Barry Carlton had known Elizabeth intimately five years before and had become warmly attached to her. Poor Elizabeth! She had loved Barry all the while, and she loves him yet.
She is radiantly happy as she welcomes Barry to her villa. She knows that he has come from America to ask her to become his wife. He is thirty years old, and while worn down to a painful thinness she has no doubt whatever that rest and loving attention will soon restore his robust youth.
Then she will live. She has never known life; she has been cramped and confined all these years; when she marries her young lover, she will know the passion of living.
But alas! Barry wooes tamely. Elizabeth is coy, expecting more heat. Barry cannot give it, the wooing lags, no engagement occurs, and then comes the shipwreck of Elizabeth’s hopes. Barry falls in love with a divinely gifted and lovely young creature who is also a guest at the villa.
A strange thing happens to the reader.
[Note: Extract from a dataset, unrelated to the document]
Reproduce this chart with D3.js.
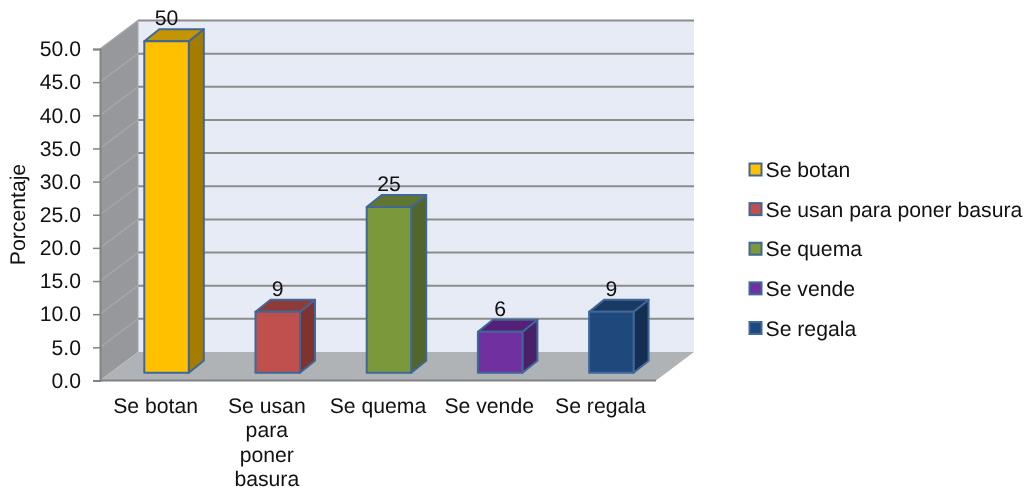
<!DOCTYPE html>
<html><head><meta charset="utf-8">
<script src="https://cdn.jsdelivr.net/npm/d3@7"></script>
<style>html,body{margin:0;padding:0;background:#fff}svg{display:block;filter:blur(0.35px)}text{font-family:"Liberation Sans",Arial,sans-serif;fill:#111;text-rendering:geometricPrecision}</style>
</head><body><div id="c"></div>
<script>
const categories=["Se botan","Se usan para poner basura","Se quema","Se vende","Se regala"];
const categoryLines=[["Se botan"],["Se usan","para","poner","basura"],["Se quema"],["Se vende"],["Se regala"]];
const values=[50,9.2,25,6.2,9.2];
const valueLabels=["50","9","25","6","9"];
const frontColors=["#FFC000","#C0504D","#7B983B","#7030A0","#1F497D"];
const sideColors=["#A47D00","#7F3230","#52652A","#4A2069","#152F52"];
const topColors=["#C49500","#8F3B39","#5F7530","#552078","#1A3A63"];
const yTicks=d3.range(0,50.1,5);

const W=1027,H=490;
const FS=21.2;
const svg=d3.select("#c").append("svg").attr("width",W).attr("height",H);
const m={l:100,r:656,t:49,b:380.5};
const dx=38,dy=-28.5;           // floor / wall depth
const bdx=15,bdy=-12;           // bar depth
const barLift=7.7;              // bars stand slightly inside the floor
const y=d3.scaleLinear().domain([0,50]).range([m.b,m.t]);
const x=d3.scaleBand().domain(categories).range([m.l,m.r]);
const barW=44.5,barOff=44.3;
const poly=p=>p.map(a=>a.join(",")).join(" ");

// back wall
svg.append("rect").attr("x",m.l+dx).attr("y",y(50)+dy).attr("width",m.r-m.l).attr("height",y(0)-y(50)).attr("fill","#E6EBF5");
// side wall
svg.append("polygon").attr("points",poly([[m.l,y(50)],[m.l+dx,y(50)+dy],[m.l+dx,y(0)+dy],[m.l,y(0)]])).attr("fill","#96989C");
// floor
svg.append("polygon").attr("points",poly([[m.l,y(0)],[m.l+dx,y(0)+dy],[m.r+dx,y(0)+dy],[m.r,y(0)]])).attr("fill","#B0B3B6");

// gridlines
const grid=svg.append("g").attr("fill","none");
yTicks.forEach(t=>{
  if(t>0) grid.append("line").attr("x1",m.l+dx).attr("x2",m.r+dx).attr("y1",y(t)+dy).attr("y2",y(t)+dy).attr("stroke","#8C8C8C").attr("stroke-width",2);
  if(t>0) grid.append("line").attr("x1",m.l).attr("x2",m.l+dx).attr("y1",y(t)).attr("y2",y(t)+dy).attr("stroke","#A5A6A9").attr("stroke-width",1.5);
});
svg.append("line").attr("x1",m.l+dx).attr("x2",m.l+dx).attr("y1",y(50)+dy).attr("y2",y(0)+dy).attr("stroke","#A6A8AB").attr("stroke-width",1);

// floor edges
svg.append("line").attr("x1",m.l).attr("x2",m.r).attr("y1",y(0)).attr("y2",y(0)).attr("stroke","#808285").attr("stroke-width",2);

// y axis
const gy=svg.append("g").attr("transform",`translate(${m.l},0)`)
  .call(d3.axisLeft(y).tickValues(yTicks).tickFormat(d3.format(".1f")).tickSize(7).tickPadding(12));
gy.select(".domain").attr("stroke","#808285").attr("stroke-width",2);
gy.selectAll(".tick line").attr("stroke","#808285").attr("stroke-width",1.5);
gy.selectAll("text").attr("font-size",FS).attr("font-family",'"Liberation Sans",Arial,sans-serif');

// x axis labels
const gx=svg.append("g").attr("transform",`translate(0,${m.b})`)
  .call(d3.axisBottom(x).tickSize(0).tickPadding(0));
gx.select(".domain").remove();
gx.selectAll("text").attr("font-size",FS).attr("font-family",'"Liberation Sans",Arial,sans-serif').attr("y",0).attr("dy",null)
  .each(function(d,i){
    const t=d3.select(this).text(null);
    categoryLines[i].forEach((l,k)=>t.append("tspan").attr("x",0).attr("y",32+k*24.6).text(l));
  });

// axis title
svg.append("text").attr("transform","translate(25,214.5) rotate(-90)").attr("text-anchor","middle").attr("font-size",FS).text("Porcentaje");

// bars
const bars=svg.append("g").attr("stroke","#3F6797").attr("stroke-width",2).attr("stroke-linejoin","round");
categories.forEach((c,i)=>{
  const x0=x(c)+barOff,x1=x0+barW,yb=y(0)-barLift,yt=y(values[i])-barLift;
  bars.append("polygon").attr("points",poly([[x1,yb],[x1+bdx,yb+bdy],[x1+bdx,yt+bdy],[x1,yt]])).attr("fill",sideColors[i]);
  bars.append("polygon").attr("points",poly([[x0,yt],[x0+bdx,yt+bdy],[x1+bdx,yt+bdy],[x1,yt]])).attr("fill",topColors[i]);
  bars.append("rect").attr("x",x0).attr("y",yt).attr("width",barW).attr("height",yb-yt).attr("fill",frontColors[i]);
  svg.append("text").attr("x",x0+barW/2).attr("y",yt-16).attr("text-anchor","middle").attr("font-size",FS).text(valueLabels[i]);
});

// legend
const ly=d3.scalePoint().domain(categories).range([169.5,328]);
categories.forEach((c,i)=>{
  svg.append("rect").attr("x",749.5).attr("y",ly(c)-6).attr("width",12).attr("height",12).attr("fill",frontColors[i]).attr("stroke","#3F6797").attr("stroke-width",2);
  svg.append("text").attr("x",765.5).attr("y",ly(c)+7.5).attr("font-size",FS).text(c);
});
</script></body></html>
Elizabeth has won his heart, and she holds it to the end. She is so womanly in her devotion to Barry; so womanly in her grief at losing him, so majestic in her renunciation of her own hopes, so beautifully generous and helpful to the man and the girl who have broken her own heart, that the reader feels himself about to say:
“One Elizabeth were worth a dozen Claras.”
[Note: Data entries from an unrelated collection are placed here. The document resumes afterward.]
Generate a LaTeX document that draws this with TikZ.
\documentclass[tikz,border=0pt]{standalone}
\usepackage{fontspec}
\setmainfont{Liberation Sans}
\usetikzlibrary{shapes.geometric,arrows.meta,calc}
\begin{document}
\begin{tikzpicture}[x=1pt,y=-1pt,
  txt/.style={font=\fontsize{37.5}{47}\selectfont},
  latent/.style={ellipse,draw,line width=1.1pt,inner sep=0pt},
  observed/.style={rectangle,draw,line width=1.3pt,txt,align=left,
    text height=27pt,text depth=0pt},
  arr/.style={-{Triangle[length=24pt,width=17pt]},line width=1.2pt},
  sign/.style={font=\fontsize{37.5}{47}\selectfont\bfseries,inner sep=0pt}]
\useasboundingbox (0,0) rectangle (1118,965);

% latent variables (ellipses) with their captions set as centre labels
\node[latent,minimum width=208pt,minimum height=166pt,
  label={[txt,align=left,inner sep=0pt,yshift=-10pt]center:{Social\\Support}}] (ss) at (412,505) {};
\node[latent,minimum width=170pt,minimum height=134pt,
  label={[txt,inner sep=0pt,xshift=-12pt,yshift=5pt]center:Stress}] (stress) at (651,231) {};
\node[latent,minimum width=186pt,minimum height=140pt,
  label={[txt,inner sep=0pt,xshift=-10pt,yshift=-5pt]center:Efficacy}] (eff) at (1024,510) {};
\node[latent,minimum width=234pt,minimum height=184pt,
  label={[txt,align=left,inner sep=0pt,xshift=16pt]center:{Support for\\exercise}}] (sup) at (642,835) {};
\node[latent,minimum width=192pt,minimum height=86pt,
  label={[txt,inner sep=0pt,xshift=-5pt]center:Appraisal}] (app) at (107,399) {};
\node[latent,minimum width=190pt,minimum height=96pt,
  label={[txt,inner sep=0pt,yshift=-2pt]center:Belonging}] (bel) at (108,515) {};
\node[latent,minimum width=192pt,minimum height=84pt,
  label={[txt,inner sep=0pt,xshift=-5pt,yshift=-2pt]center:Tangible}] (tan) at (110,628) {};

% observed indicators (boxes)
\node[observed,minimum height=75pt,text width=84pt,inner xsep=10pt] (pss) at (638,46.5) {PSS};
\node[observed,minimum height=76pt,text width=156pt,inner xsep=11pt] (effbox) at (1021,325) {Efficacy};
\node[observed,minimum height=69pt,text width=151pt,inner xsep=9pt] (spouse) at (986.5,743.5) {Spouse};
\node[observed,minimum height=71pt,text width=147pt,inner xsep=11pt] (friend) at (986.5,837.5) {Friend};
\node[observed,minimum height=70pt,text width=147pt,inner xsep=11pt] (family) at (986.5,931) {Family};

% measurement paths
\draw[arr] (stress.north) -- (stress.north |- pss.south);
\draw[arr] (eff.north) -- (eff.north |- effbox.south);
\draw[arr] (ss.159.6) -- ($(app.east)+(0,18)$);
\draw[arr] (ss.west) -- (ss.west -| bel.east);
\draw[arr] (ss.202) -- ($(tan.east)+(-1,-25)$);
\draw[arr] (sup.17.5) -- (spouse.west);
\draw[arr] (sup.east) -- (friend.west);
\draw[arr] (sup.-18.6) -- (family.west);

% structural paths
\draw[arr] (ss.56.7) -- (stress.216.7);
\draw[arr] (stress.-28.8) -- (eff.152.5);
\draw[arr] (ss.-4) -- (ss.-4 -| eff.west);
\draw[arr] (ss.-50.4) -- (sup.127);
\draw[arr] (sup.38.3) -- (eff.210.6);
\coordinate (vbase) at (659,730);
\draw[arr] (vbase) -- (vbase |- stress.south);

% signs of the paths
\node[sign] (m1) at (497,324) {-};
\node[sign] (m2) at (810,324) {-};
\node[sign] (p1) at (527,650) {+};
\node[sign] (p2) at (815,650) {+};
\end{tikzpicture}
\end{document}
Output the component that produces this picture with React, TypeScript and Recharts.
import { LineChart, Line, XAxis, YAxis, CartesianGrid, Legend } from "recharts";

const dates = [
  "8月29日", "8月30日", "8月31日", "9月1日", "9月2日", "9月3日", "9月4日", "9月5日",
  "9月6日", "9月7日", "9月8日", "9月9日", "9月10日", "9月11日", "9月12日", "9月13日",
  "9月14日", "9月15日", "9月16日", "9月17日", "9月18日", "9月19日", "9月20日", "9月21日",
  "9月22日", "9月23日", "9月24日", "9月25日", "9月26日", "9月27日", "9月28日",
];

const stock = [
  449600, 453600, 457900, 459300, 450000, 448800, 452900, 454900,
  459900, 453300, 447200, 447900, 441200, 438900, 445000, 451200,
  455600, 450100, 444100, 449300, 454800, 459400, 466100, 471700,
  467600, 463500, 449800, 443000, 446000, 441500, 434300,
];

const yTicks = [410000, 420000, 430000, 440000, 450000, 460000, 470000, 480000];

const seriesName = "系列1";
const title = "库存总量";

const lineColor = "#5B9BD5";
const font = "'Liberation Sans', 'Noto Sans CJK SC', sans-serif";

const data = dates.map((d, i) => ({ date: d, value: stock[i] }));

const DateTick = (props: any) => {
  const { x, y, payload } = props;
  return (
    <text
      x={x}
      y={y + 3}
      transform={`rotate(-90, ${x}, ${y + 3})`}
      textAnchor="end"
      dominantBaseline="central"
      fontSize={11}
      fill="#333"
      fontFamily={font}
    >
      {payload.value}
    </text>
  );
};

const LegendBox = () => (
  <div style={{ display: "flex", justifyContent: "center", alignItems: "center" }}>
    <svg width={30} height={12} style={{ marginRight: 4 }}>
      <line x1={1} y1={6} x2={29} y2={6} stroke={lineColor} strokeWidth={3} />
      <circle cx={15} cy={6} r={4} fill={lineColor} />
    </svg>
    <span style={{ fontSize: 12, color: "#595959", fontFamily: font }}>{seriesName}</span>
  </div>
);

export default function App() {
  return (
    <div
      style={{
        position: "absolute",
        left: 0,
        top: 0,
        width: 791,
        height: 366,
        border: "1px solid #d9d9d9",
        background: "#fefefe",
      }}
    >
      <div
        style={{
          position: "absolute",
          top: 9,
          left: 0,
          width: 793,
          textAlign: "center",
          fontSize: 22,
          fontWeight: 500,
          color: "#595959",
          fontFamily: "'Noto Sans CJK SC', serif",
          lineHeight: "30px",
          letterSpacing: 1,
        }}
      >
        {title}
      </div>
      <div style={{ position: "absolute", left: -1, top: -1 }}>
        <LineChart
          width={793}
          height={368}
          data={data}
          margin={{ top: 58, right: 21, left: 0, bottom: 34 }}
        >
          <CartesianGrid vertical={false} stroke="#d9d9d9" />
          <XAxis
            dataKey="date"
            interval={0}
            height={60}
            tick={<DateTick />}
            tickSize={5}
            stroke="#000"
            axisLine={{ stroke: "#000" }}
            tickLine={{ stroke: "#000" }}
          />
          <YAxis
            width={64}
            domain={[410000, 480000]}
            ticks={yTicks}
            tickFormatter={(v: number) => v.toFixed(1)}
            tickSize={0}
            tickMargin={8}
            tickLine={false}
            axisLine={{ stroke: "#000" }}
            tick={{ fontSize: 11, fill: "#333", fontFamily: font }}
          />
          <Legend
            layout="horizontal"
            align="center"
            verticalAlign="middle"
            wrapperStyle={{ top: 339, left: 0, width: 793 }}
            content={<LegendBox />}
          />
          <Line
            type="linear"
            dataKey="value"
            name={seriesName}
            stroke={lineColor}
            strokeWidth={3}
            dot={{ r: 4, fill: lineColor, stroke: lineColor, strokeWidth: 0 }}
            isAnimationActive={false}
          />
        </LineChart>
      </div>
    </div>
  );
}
For the reader does not fall in love with Clara. She is a bit unnatural and uncanny.
Her mother, the bad but magnificent Mrs. Langham, is far more real and interesting.
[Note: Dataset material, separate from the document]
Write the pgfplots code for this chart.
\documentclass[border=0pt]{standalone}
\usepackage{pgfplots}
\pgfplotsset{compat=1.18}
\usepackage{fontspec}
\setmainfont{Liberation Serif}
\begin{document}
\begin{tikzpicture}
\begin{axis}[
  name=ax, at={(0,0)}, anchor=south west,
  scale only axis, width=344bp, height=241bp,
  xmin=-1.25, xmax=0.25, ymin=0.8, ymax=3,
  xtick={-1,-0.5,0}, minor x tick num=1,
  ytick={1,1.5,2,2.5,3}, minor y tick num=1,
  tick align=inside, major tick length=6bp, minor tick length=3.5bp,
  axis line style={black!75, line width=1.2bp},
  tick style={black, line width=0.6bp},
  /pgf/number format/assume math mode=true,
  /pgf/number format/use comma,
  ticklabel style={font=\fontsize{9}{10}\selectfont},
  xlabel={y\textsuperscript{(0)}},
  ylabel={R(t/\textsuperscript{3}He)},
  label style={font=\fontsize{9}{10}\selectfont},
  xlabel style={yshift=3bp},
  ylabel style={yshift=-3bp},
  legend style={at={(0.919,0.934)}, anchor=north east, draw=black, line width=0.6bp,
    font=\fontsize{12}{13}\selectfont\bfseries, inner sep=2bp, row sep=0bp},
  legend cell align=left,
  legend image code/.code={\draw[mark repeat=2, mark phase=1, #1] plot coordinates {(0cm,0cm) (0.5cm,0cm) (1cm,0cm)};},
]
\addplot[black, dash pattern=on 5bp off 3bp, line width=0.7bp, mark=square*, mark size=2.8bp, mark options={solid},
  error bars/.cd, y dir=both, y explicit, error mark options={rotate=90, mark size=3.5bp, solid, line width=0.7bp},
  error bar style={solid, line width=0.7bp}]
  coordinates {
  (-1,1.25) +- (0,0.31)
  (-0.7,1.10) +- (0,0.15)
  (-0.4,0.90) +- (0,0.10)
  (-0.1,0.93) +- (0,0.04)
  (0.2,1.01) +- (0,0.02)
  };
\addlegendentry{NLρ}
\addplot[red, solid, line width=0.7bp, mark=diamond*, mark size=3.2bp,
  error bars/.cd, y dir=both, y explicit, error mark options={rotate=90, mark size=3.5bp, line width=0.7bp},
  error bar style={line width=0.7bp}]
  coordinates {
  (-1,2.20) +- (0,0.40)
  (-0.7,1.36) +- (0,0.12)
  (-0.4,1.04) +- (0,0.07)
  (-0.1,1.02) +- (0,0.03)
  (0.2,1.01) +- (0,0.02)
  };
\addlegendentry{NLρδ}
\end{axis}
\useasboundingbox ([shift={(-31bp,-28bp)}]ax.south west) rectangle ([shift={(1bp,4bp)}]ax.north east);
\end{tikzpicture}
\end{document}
As to Barry himself, the reader never does quite understand why the women find him so irresistible. It does not appear that he is very handsome, or very accomplished, or very anything else, excepting that he is abominably selfish in his dealings with Elizabeth. The women who fall in love with him rave about his “honesty,” but that is a quality which seldom carries women off their feet. Decidedly Elizabeth remains the heroine and next to her in interest comes the bad, beautiful Mrs. Langham. The author tells the story with superb art. There are no incidents, no thrills, no dramatic climaxes, and yet there is not a dull page in the book.